If kids aren't hungry first thing in the morning, be sure to pack a breakfast that they can eat a little later on the bus or between classes. Fresh fruit, cereal, nuts, or half a peanut butter and banana sandwich are nutritious, easy to make, and easy for kids to take along. You also may want to check out the breakfasts available at school or daycare. Some offer breakfasts and provide them for free or at reduced prices for families with limited incomes. If your kids eat breakfast outside the home, talk with them about how to make healthy selections.
What not to serve for breakfast is important too. Sure, toaster pastries and some breakfast bars are portable, easy, and appealing to kids. But many have no more nutritional value than a candy bar and are high in sugar and calories. Read the nutrition labels carefully before you toss these breakfast bars and pastries into your shopping cart. The morning meal doesn't have to be all about traditional breakfast items. You can mix it up to include different foods, even the leftovers from last night's dinner, and still provide the nutrients and energy kids need for the day.
Try to serve a balanced breakfast that includes some carbohydrates , protein, and fiber.

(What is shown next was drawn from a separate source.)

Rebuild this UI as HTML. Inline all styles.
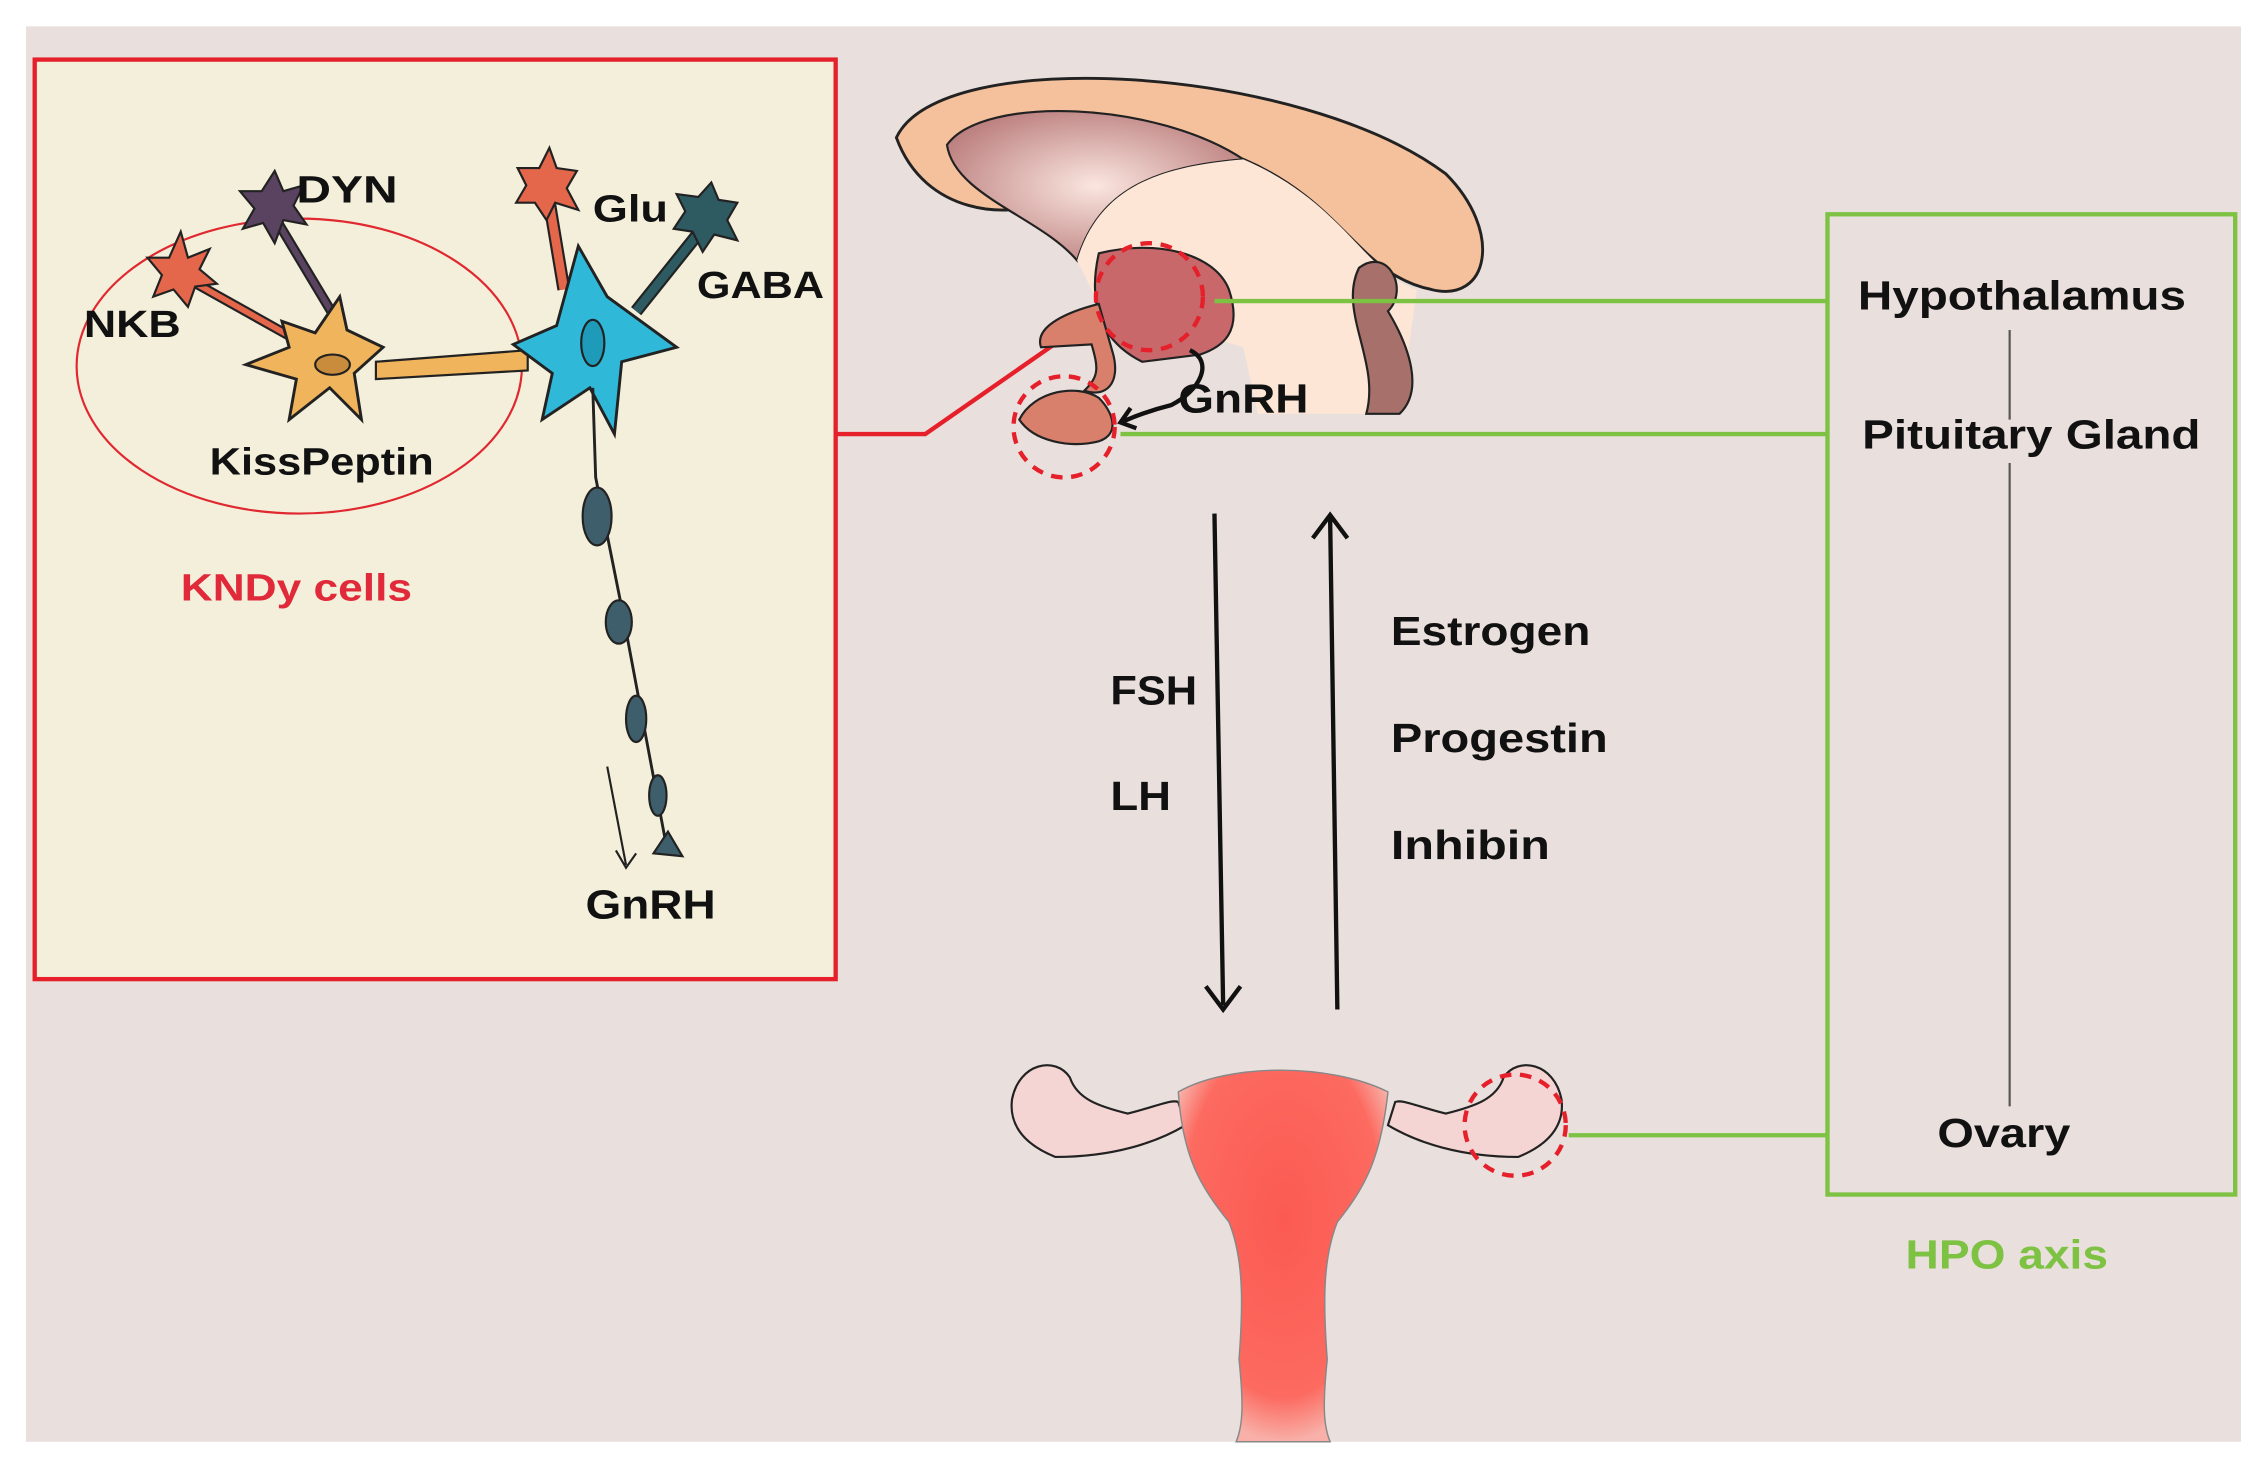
<!DOCTYPE html>
<html><head><meta charset="utf-8"><style>
html,body{margin:0;padding:0;background:#fff;}
svg{display:block;}
text{font-family:"Liberation Sans",sans-serif;font-weight:bold;}
</style></head><body>
<svg width="2267" height="1471" viewBox="0 0 1568 1017" xmlns="http://www.w3.org/2000/svg">
<defs>
<radialGradient id="ut" cx="0.5" cy="0.4" r="0.6"><stop offset="0" stop-color="#fb5a52"/><stop offset="0.8" stop-color="#fc6a60"/><stop offset="1" stop-color="#f8b0a8"/></radialGradient>
<radialGradient id="cc" cx="0.5" cy="0.5" r="0.6"><stop offset="0" stop-color="#fbe6df"/><stop offset="1" stop-color="#b87a7a"/></radialGradient>
</defs>
<rect x="18" y="18" width="1532" height="979" fill="#e9dfdc"/>
<rect x="24" y="41" width="554" height="636" fill="#f4efdb" stroke="#e5202a" stroke-width="3"/>
<polyline points="578,300 640,300 765,213" fill="none" stroke="#e5202a" stroke-width="3"/>
<ellipse cx="207" cy="253" rx="154" ry="102" fill="none" stroke="#e02830" stroke-width="1.5"/>
<path d="M125,190 L200,232" stroke="#222" stroke-width="7"/><path d="M125,190 L200,232" stroke="#e4674b" stroke-width="4"/>
<path d="M190,150 L235,225" stroke="#222" stroke-width="7"/><path d="M190,150 L235,225" stroke="#5a4360" stroke-width="4"/>
<path d="M380,140 L390,200" stroke="#222" stroke-width="9"/><path d="M380,140 L390,200" stroke="#e4674b" stroke-width="6"/>
<path d="M488,155 L440,215" stroke="#222" stroke-width="9"/><path d="M488,155 L440,215" stroke="#2e5a62" stroke-width="6"/>
<path d="M260,250 L365,242 L365,256 L260,262 Z" fill="#f0b45c" stroke="#222" stroke-width="1.5"/>
<polygon points="125,160 130,178 145,172 138,186 150,196 135,198 130,212 120,200 106,205 112,190 102,178 117,178" fill="#e4674b" stroke="#222" stroke-width="1.5"/>
<polygon points="190,118 196,132 210,128 203,142 212,155 196,152 190,168 182,154 168,158 176,144 166,132 181,132" fill="#5a4360" stroke="#222" stroke-width="1.5"/>
<polygon points="380,102 385,116 399,118 392,130 400,145 384,140 378,152 370,140 357,140 364,128 358,116 373,116" fill="#e4674b" stroke="#222" stroke-width="1.5"/>
<polygon points="492,126 497,138 510,140 503,152 510,166 494,162 486,174 479,160 466,158 474,146 468,134 483,136" fill="#2e5a62" stroke="#222" stroke-width="1.5"/>
<polygon points="235,205 240,228 265,240 245,258 250,290 228,268 200,290 205,262 170,252 200,240 195,222 218,230" fill="#f0b45c" stroke="#222" stroke-width="2"/>
<ellipse cx="230" cy="252" rx="12" ry="7" fill="#c98c3c" stroke="#222" stroke-width="1.5"/>
<polygon points="400,170 420,205 468,240 430,250 425,300 408,268 375,290 382,258 355,238 385,225" fill="#2fb8d8" stroke="#222" stroke-width="2"/>
<ellipse cx="410" cy="237" rx="8" ry="16" fill="#1d9bb8" stroke="#222" stroke-width="1.5"/>
<path d="M410,268 L412,330 L430,420 L445,500 L460,580" stroke="#222" stroke-width="2" fill="none"/>
<ellipse cx="413" cy="357" rx="10" ry="20" fill="#3e5e6c" stroke="#222" stroke-width="1.5"/>
<ellipse cx="428" cy="430" rx="9" ry="15" fill="#3e5e6c" stroke="#222" stroke-width="1.5"/>
<ellipse cx="440" cy="497" rx="7" ry="16" fill="#3e5e6c" stroke="#222" stroke-width="1.5"/>
<ellipse cx="455" cy="550" rx="6" ry="14" fill="#3e5e6c" stroke="#222" stroke-width="1.5"/>
<polygon points="452,590 462,575 472,592" fill="#3e5e6c" stroke="#222" stroke-width="1.5"/>
<path d="M420,530 L433,598 M426,588 L433,600 L440,590" stroke="#222" stroke-width="1.5" fill="none"/>
<text x="205" y="140" font-size="26" fill="#111" textLength="70" lengthAdjust="spacingAndGlyphs">DYN</text>
<text x="410" y="153" font-size="26" fill="#111" textLength="52" lengthAdjust="spacingAndGlyphs">Glu</text>
<text x="58" y="233" font-size="26" fill="#111" textLength="67" lengthAdjust="spacingAndGlyphs">NKB</text>
<text x="482" y="206" font-size="26" fill="#111" textLength="88" lengthAdjust="spacingAndGlyphs">GABA</text>
<text x="145" y="328" font-size="26" fill="#111" textLength="155" lengthAdjust="spacingAndGlyphs">KissPeptin</text>
<text x="405" y="635" font-size="28" fill="#111" textLength="90" lengthAdjust="spacingAndGlyphs">GnRH</text>
<text x="125" y="415" font-size="26" fill="#e02a3a" textLength="160" lengthAdjust="spacingAndGlyphs">KNDy cells</text>
<path d="M620,95 C650,30 900,45 1000,120 C1040,160 1030,210 990,200 C940,190 930,140 860,110 C780,80 730,110 720,140 C700,150 640,150 620,95 Z" fill="#f5c09c" stroke="#222" stroke-width="2"/>
<path d="M655,100 C680,65 800,70 860,110 C800,115 760,130 745,180 C720,150 660,135 655,100 Z" fill="url(#cc)" stroke="#222" stroke-width="1.5"/>
<path d="M745,180 C760,130 800,115 860,110 C930,140 945,190 980,200 L968,286 L870,286 L860,240 L760,210 Z" fill="#fde6d6"/>
<path d="M940,185 C960,170 975,200 960,215 C975,240 985,270 968,286 L945,286 C955,250 925,215 940,185 Z" fill="#a8706a" stroke="#222" stroke-width="1.5"/>
<path d="M760,175 C800,165 840,175 850,200 C860,230 845,240 830,245 L790,250 C770,240 750,220 760,175 Z" fill="#c8686a" stroke="#222" stroke-width="1.5"/>
<path d="M760,210 C740,215 715,225 720,240 L755,238 C760,255 760,260 750,270 C765,275 775,265 770,245 Z" fill="#d8806c" stroke="#222" stroke-width="1.5"/>
<path d="M705,290 C715,270 745,265 760,275 C770,285 775,300 760,305 C740,310 715,305 705,290 Z" fill="#d8806c" stroke="#222" stroke-width="1.5"/>
<path d="M823,242 C840,250 830,270 810,280 C790,285 780,290 775,292 M782,282 L775,292 L786,296" stroke="#111" stroke-width="3" fill="none"/>
<circle cx="795" cy="205" r="37" fill="none" stroke="#e5202a" stroke-width="3" stroke-dasharray="8,6"/>
<circle cx="736" cy="295" r="35" fill="none" stroke="#e5202a" stroke-width="3" stroke-dasharray="8,6"/>
<text x="815" y="285" font-size="28" fill="#111" textLength="90" lengthAdjust="spacingAndGlyphs">GnRH</text>
<rect x="1264" y="148" width="282" height="678" fill="none" stroke="#7dc242" stroke-width="3"/>
<path d="M840,208 H1264 M775,300 H1264 M1085,785 H1264" stroke="#7dc242" stroke-width="3"/>
<path d="M1390,228 V290 M1390,320 V765" stroke="#555" stroke-width="1.5"/>
<text x="1285" y="214" font-size="28" fill="#111" textLength="227" lengthAdjust="spacingAndGlyphs">Hypothalamus</text>
<text x="1288" y="310" font-size="28" fill="#111" textLength="234" lengthAdjust="spacingAndGlyphs">Pituitary Gland</text>
<text x="1340" y="793" font-size="28" fill="#111" textLength="92" lengthAdjust="spacingAndGlyphs">Ovary</text>
<text x="1318" y="877" font-size="28" fill="#7dc242" textLength="140" lengthAdjust="spacingAndGlyphs">HPO axis</text>
<path d="M840,355 L846,695 M834,682 L846,698 L858,682" stroke="#111" stroke-width="3" fill="none"/>
<path d="M925,698 L920,358 M908,372 L920,356 L932,372" stroke="#111" stroke-width="3" fill="none"/>
<text x="768" y="487" font-size="28" fill="#111" textLength="60" lengthAdjust="spacingAndGlyphs">FSH</text>
<text x="768" y="560" font-size="28" fill="#111" textLength="42" lengthAdjust="spacingAndGlyphs">LH</text>
<text x="962" y="446" font-size="28" fill="#111" textLength="138" lengthAdjust="spacingAndGlyphs">Estrogen</text>
<text x="962" y="520" font-size="28" fill="#111" textLength="150" lengthAdjust="spacingAndGlyphs">Progestin</text>
<text x="962" y="594" font-size="28" fill="#111" textLength="110" lengthAdjust="spacingAndGlyphs">Inhibin</text>
<path d="M700,760 C705,735 730,730 740,745 C745,760 760,765 780,770 C800,765 810,760 815,762 L820,778 C800,790 770,800 730,800 C705,790 698,775 700,760 Z" fill="#f5d5d3" stroke="#222" stroke-width="1.5"/>
<path d="M1080,760 C1075,735 1050,730 1040,745 C1035,760 1020,765 1000,770 C980,765 970,760 965,762 L960,778 C980,790 1010,800 1050,800 C1075,790 1082,775 1080,760 Z" fill="#f5d5d3" stroke="#222" stroke-width="1.5"/>
<path d="M815,755 C850,735 920,735 960,755 C955,800 945,820 925,845 C915,870 915,900 918,940 C915,970 915,985 920,997 L855,997 C860,985 860,970 857,940 C860,900 860,870 850,845 C830,820 818,800 815,755 Z" fill="url(#ut)" stroke="#888" stroke-width="1"/>
<circle cx="1048" cy="778" r="35" fill="none" stroke="#e5202a" stroke-width="3" stroke-dasharray="8,6"/>
</svg>
</body></html>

Carbs are a good source of immediate energy for the body. Energy from protein tends to kick in after the carbs are used up. Fiber helps provide a feeling of fullness and, therefore, discourages overeating.
And when combined with heathy drinks , fiber helps move food through the digestive system, preventing constipation and lowering cholesterol. And don't forget how important your good example is. Let your kids see you making time to enjoy breakfast every day.